More to come here. We will develop and share guidance and information about useful tools, approaches, software and strategies for sharing data, be it as a requirement from a funding source, a publication, or during the course of your research with collaborators.
Data Sharing in the realm of genomics and large scale datasets has highlighted some specific new challenges and possibilities. The sharing of large scale research data has potential to strengthen academic medical research, the practice of medicine, and the integrity of the clinical trial system. Some benefits are obvious: when researchers have access to complete data, they can answer new questions, explore different lines of analysis, and more efficiently conduct large-scale analyses across trials or projects. However, our evolving collective understanding of data sharing practices when large-scale datasets are involved can tend to result in an unnecessary burden on the research(ers) that is actually both counterproductive and may not necessarily make the patient or researcher any safer. This section can help guide decision making and actions to successfully share and manage research data to allow for the most productivity and facilitation of the original research itself while balancing the data privacy and security needs of those involved.
We here provide some details on a few (by no mean exhaustive) public repositories. If you know of another repository that would like to see added to this page please contact us. Some of these repositories do require IRB approval to download the data. Please correspond with the proper administration authority.
As noted by the NIH and others, the nature of genomic data requires several specific considerations be kept in mind. In addition to being personal and unique to each individual, genomic data may, for example:
Be stored and used indefinitely.
Inform individuals about susceptibility to a broad range of conditions (some of which are unexpected given personal or family history).
Carry with them risks that are uncertain or unclear.
Be reinterpreted and change in relevance over time.
Raise privacy concerns (in part because of the risk of re-identification).
Be relevant for family members and reproductive decision-making.

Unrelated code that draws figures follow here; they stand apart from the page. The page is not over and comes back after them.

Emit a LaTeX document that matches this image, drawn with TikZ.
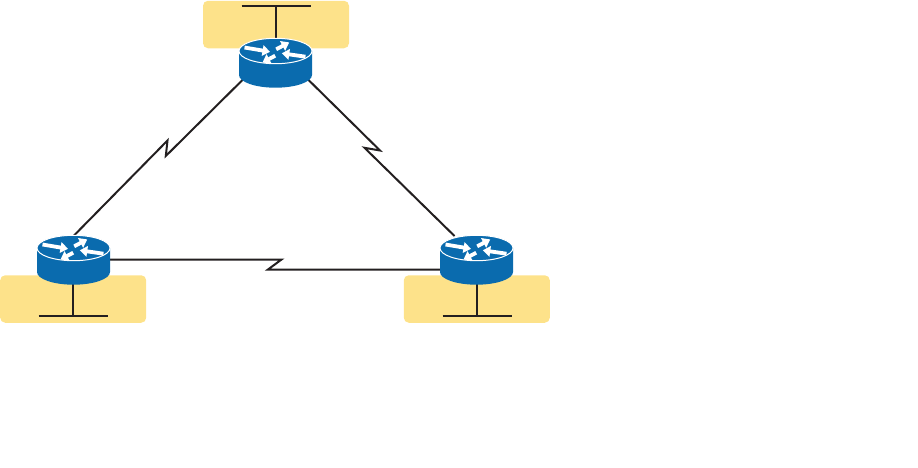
\documentclass[tikz,border=0pt]{standalone}
\usetikzlibrary{arrows.meta,calc}
\definecolor{lanfill}{HTML}{FDE28A}
\definecolor{routerblue}{HTML}{0A6BAE}
\definecolor{wirecol}{HTML}{231F20}
\tikzset{
  x=1pt,y=-1pt,
  lanbox/.style={draw=none,fill=lanfill,rounded corners=5pt,minimum width=146pt,minimum height=47.5pt,inner sep=0pt,outer sep=0pt},
  routeranchor/.style={minimum width=73pt,minimum height=49.5pt,inner sep=0pt,outer sep=0pt},
  wire/.style={draw=wirecol,line width=2pt},
  lanwire/.style={draw=wirecol,line width=2pt},
  routerarrow/.style={white,line width=3.8pt,-{Triangle[length=7.5pt,width=10.5pt]}},
  router/.pic={
    \fill[routerblue] (-36.5,-12) -- (-36.5,12) .. controls (-36.5,19) and (-20.2,24.7) .. (0,24.7) .. controls (20.2,24.7) and (36.5,19) .. (36.5,12) -- (36.5,-12) -- cycle;
    \fill[routerblue,draw=white,line width=1pt] (-36.5,-12) .. controls (-36.5,-19) and (-20.2,-24.7) .. (0,-24.7) .. controls (20.2,-24.7) and (36.5,-19) .. (36.5,-12) .. controls (36.5,-5) and (20.2,0.7) .. (0,0.7) .. controls (-20.2,0.7) and (-36.5,-5) .. (-36.5,-12) -- cycle;
    \draw[routerarrow] (-31,-15.5) -- (-5.5,-11.2);
    \draw[routerarrow] (0.7,-13.7) -- (13.7,-20.6);
    \draw[routerarrow] (30,-6.3) -- (6.3,-9.7);
    \draw[routerarrow] (-0.3,-7.3) -- (-13,-0.5);
  }
}
\begin{document}
\begin{tikzpicture}
\useasboundingbox (0,0) rectangle (918,467);
% LAN boxes
\node[lanbox] (boxT) at (276,24.5) {};
\node[lanbox] (boxL) at (73.2,299) {};
\node[lanbox] (boxR) at (476.8,299) {};
% router anchors
\node[routeranchor] (rT) at (275.5,63) {};
\node[routeranchor] (rL) at (73.5,260) {};
\node[routeranchor] (rR) at (476.5,260) {};
% LAN bars
\coordinate (barT) at (276,6);
\coordinate (barL) at (73,315.7);
\coordinate (barR) at (477,315.7);
\draw[lanwire] ($(barT)+(-34.5,0)$) -- ($(barT)+(34.5,0)$);
\draw[lanwire] ($(barL)+(-34.5,0)$) -- ($(barL)+(34.5,0)$);
\draw[lanwire] ($(barR)+(-34.5,0)$) -- ($(barR)+(34.5,0)$);
\draw[lanwire] (barT) -- (barT |- rT);
\draw[lanwire] (barL) -- (barL |- rL);
\draw[lanwire] (barR) -- (barR |- rR);
% serial links
\coordinate (k1) at (165.8,156);
\coordinate (k2) at (167.5,140.5);
\coordinate (k3) at (380,150.5);
\coordinate (k4) at (364.5,147.8);
\coordinate (k5) at (281.5,259.5);
\coordinate (k6) at (268,269.5);
\draw[wire,line join=miter] ($(rT)+(-30,14)$) -- (k1) -- (k2) -- ($(rL)+(0,-24)$);
\draw[wire,line join=miter] ($(rT)+(30,14)$) -- (k3) -- (k4) -- ($(rR)+(-22,-24)$);
\draw[wire,line join=miter] ($(rL)+(30,-0.5)$) -- (k5) -- (k6) -- ($(rR)+(-30,9.5)$);
% routers
\pic at (rT) {router};
\pic at (rL) {router};
\pic at (rR) {router};
\end{tikzpicture}
\end{document}
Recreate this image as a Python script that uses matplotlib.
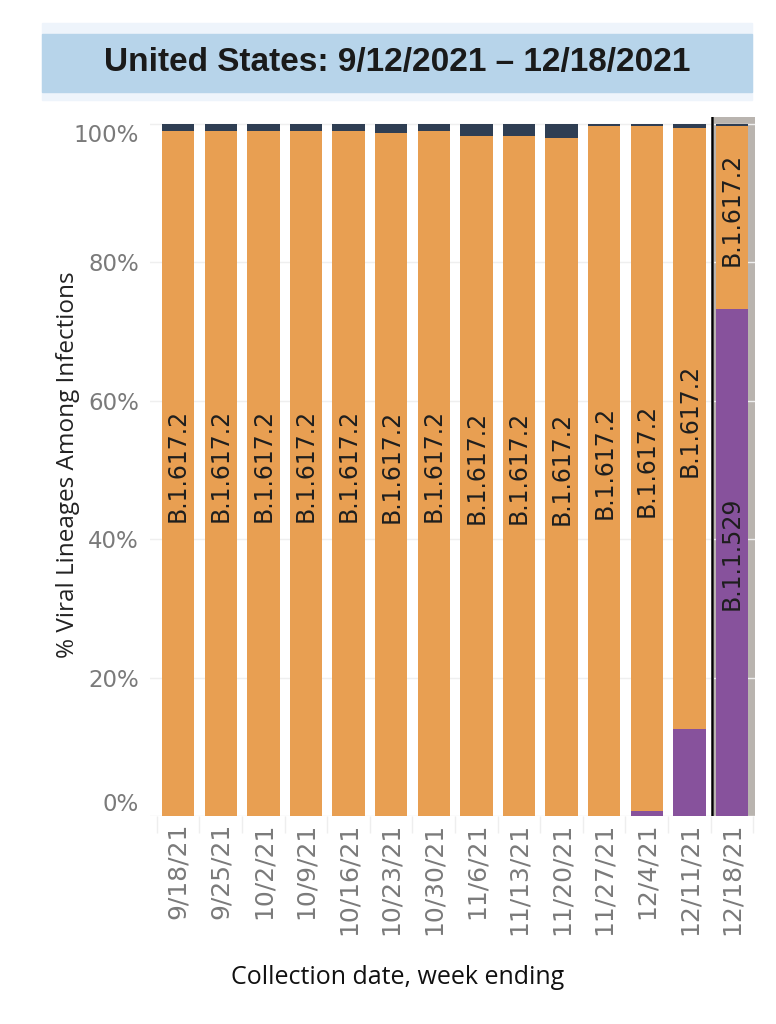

There are many challenges to sharing phenotypic and genotypic data. As such, some genomic data sharing best practices are listed below:
Investigator(s) should use requested datasets solely in connection with the research project described in the approved data request, protocol or other vehicle that bounds the use and disclosure of the data.
Investigator(s) will make no attempt to identify or contact individual participants from whom these data were collected without appropriate approvals from the relevant IRBs.
Investigator(s) will use informed consent documents with specific language addressing the potential persistent harms identified data can carry, the rights of patients to withdraw consent, the type of data involved and the respect and trust of participants who give researchers the right to use their data and samples for “future unspecified research.”
Investigator(s) will not distribute these data to any entity or individual beyond those specified in the approved data request, protocol or other vehicle which bounds the use and disclosure of the data.
Investigator(s) will by default share de-identified data.
Investigator(s) will strive to harmonization of data collection and archiving methods (storage) tools and representation to ensure validation of scientific quality.
Investigator(s) will adhere to computer security practices that ensure only authorized individuals can gain access to data files, minimizes unintended access and otherwise adhere to institutional security requirements.
NIH is committed to respecting the privacy and intentions of research participants with regard to how data pertaining to their individual information is used. Data access is therefore intended only for scientific investigators pursuing research questions that are consistent with the informed consent agreements provided by individual research participants. Furthermore, investigators provided access will be expected to utilize appropriate controls and abide by Data Use Limitation.
The dbGAP, for example, has two repositories into which researchers can deposit or withdraw de-identified data:
Public Access: Non-individual genomic data can be publicly accessed through the dbGAP website.
Controlled Access (Individual-level data): Individual-level data submitted to the dbGaP is required to be de-identified. No names or identifiable information is attached to the data. The genetic fingerprint however is embedded in individual’s genotype data, which is not de-identifiable. That is why, to protect individuals privacy, all individual level data is only distributed through the NIH Authorized Access System.
Additional information regarding the process of depositing data into NIH Public Repositories can be found from NCBI and from the NCI.